Directive - Write out the listing below without alteration, omitting its pictures.

Recorded data -
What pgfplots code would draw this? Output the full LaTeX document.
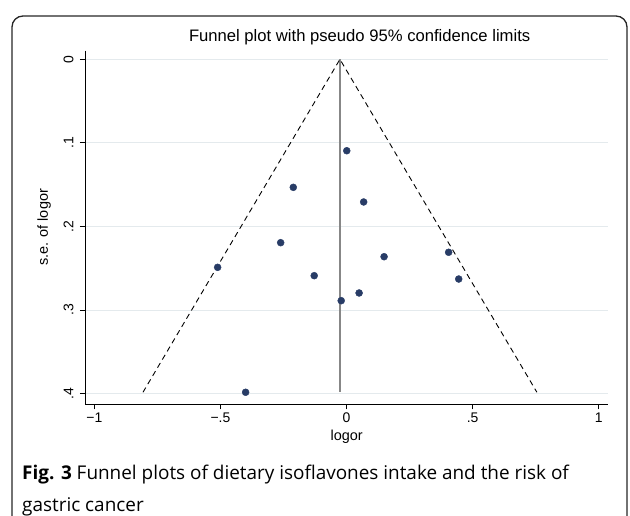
\documentclass[border=0pt]{standalone}
\usepackage{pgfplots}
\pgfplotsset{compat=1.18}
\usepackage{fontspec}
\setmainfont{Liberation Sans}
\newfontfamily\capfont{Open Sans}

\definecolor{gridc}{RGB}{228,234,237}
\definecolor{ptc}{RGB}{40,60,102}
\definecolor{nullc}{RGB}{135,135,135}

% study estimates: logor, s.e. of logor
\pgfplotstableread{
x      se
0.001  0.1094
-0.211 0.1532
0.068  0.1707
-0.261 0.2194
-0.511 0.2489
0.149  0.2362
0.405  0.2309
-0.128 0.2589
0.445  0.2629
0.050  0.2796
-0.021 0.2888
-0.400 0.3984
}\studies

\begin{document}
\begin{tikzpicture}
\useasboundingbox (0,0) rectangle (630bp,516bp);
\draw[line width=1.3bp, rounded corners=11bp, black!85]
  (12bp,-20bp) rectangle (627bp,500bp);

\begin{axis}[
    scale only axis,
    width=523.3bp, height=353.6bp,
    at={(85bp,111.7bp)}, anchor=south west,
    clip=false,
    xmin=-1.0369, xmax=1.0381,
    ymin=-0.0103, ymax=0.4128,
    y dir=reverse,
    axis x line=bottom, axis y line=left,
    axis line style={-, line width=0.9bp, black},
    xtick={-1,-0.5,0,0.5,1},
    xticklabels={−1,−.5,0,.5,1},
    ytick={0,0.1,0.2,0.3,0.4},
    yticklabels={0,.1,.2,.3,.4},
    tick align=outside,
    major tick length=5bp,
    tick style={black, line width=0.8bp},
    ticklabel style={font=\fontsize{14}{16}\selectfont},
    yticklabel style={rotate=90, anchor=south},
    yticklabel shift=3bp,
    ymajorgrids,
    grid style={gridc, line width=0.8bp},
    title={Funnel plot with pseudo 95\% confidence limits},
    title style={font=\fontsize{16.7}{19}\selectfont, xshift=13bp, yshift=-4bp},
    xlabel={logor},
    ylabel={s.e. of logor},
    ylabel shift=6bp,
    label style={font=\fontsize{14.5}{17}\selectfont},
]
\addplot[nullc, line width=2bp] coordinates {(-0.026,0) (-0.026,0.3984)};
\addplot[black, line width=0.9bp, dash pattern=on 5.5bp off 4bp]
  coordinates {(-0.807,0.3984) (-0.026,0) (0.755,0.3984)};
\addplot[only marks, mark=*, mark size=3.5bp,
  mark options={fill=ptc, draw=ptc}] table[x=x, y=se] {\studies};
\end{axis}

\node[anchor=base west, inner sep=0pt, font=\capfont\fontsize{19}{22}\selectfont]
  at (22bp,516bp-479bp)
  {\textbf{Fig. 3} Funnel plots of dietary isoflavones intake and the risk of};
\node[anchor=base west, inner sep=0pt, font=\capfont\fontsize{19}{22}\selectfont]
  at (22bp,516bp-511bp) {gastric cancer};
\end{tikzpicture}
\end{document}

Task result -
What pgfplots code would draw this? Output the full LaTeX document.
\documentclass[border=0pt]{standalone}
\usepackage{pgfplots}
\pgfplotsset{compat=1.18}
\usepackage{fontspec}
\setmainfont{Liberation Sans}
\newfontfamily\capfont{Open Sans}

\definecolor{gridc}{RGB}{228,234,237}
\definecolor{ptc}{RGB}{40,60,102}
\definecolor{nullc}{RGB}{135,135,135}

% study estimates: logor, s.e. of logor
\pgfplotstableread{
x      se
0.001  0.1094
-0.211 0.1532
0.068  0.1707
-0.261 0.2194
-0.511 0.2489
0.149  0.2362
0.405  0.2309
-0.128 0.2589
0.445  0.2629
0.050  0.2796
-0.021 0.2888
-0.400 0.3984
}\studies

\begin{document}
\begin{tikzpicture}
\useasboundingbox (0,0) rectangle (630bp,516bp);
\draw[line width=1.3bp, rounded corners=11bp, black!85]
  (12bp,-20bp) rectangle (627bp,500bp);

\begin{axis}[
    scale only axis,
    width=523.3bp, height=353.6bp,
    at={(85bp,111.7bp)}, anchor=south west,
    clip=false,
    xmin=-1.0369, xmax=1.0381,
    ymin=-0.0103, ymax=0.4128,
    y dir=reverse,
    axis x line=bottom, axis y line=left,
    axis line style={-, line width=0.9bp, black},
    xtick={-1,-0.5,0,0.5,1},
    xticklabels={−1,−.5,0,.5,1},
    ytick={0,0.1,0.2,0.3,0.4},
    yticklabels={0,.1,.2,.3,.4},
    tick align=outside,
    major tick length=5bp,
    tick style={black, line width=0.8bp},
    ticklabel style={font=\fontsize{14}{16}\selectfont},
    yticklabel style={rotate=90, anchor=south},
    yticklabel shift=3bp,
    ymajorgrids,
    grid style={gridc, line width=0.8bp},
    title={Funnel plot with pseudo 95\% confidence limits},
    title style={font=\fontsize{16.7}{19}\selectfont, xshift=13bp, yshift=-4bp},
    xlabel={logor},
    ylabel={s.e. of logor},
    ylabel shift=6bp,
    label style={font=\fontsize{14.5}{17}\selectfont},
]
\addplot[nullc, line width=2bp] coordinates {(-0.026,0) (-0.026,0.3984)};
\addplot[black, line width=0.9bp, dash pattern=on 5.5bp off 4bp]
  coordinates {(-0.807,0.3984) (-0.026,0) (0.755,0.3984)};
\addplot[only marks, mark=*, mark size=3.5bp,
  mark options={fill=ptc, draw=ptc}] table[x=x, y=se] {\studies};
\end{axis}

\node[anchor=base west, inner sep=0pt, font=\capfont\fontsize{19}{22}\selectfont]
  at (22bp,516bp-479bp)
  {\textbf{Fig. 3} Funnel plots of dietary isoflavones intake and the risk of};
\node[anchor=base west, inner sep=0pt, font=\capfont\fontsize{19}{22}\selectfont]
  at (22bp,516bp-511bp) {gastric cancer};
\end{tikzpicture}
\end{document}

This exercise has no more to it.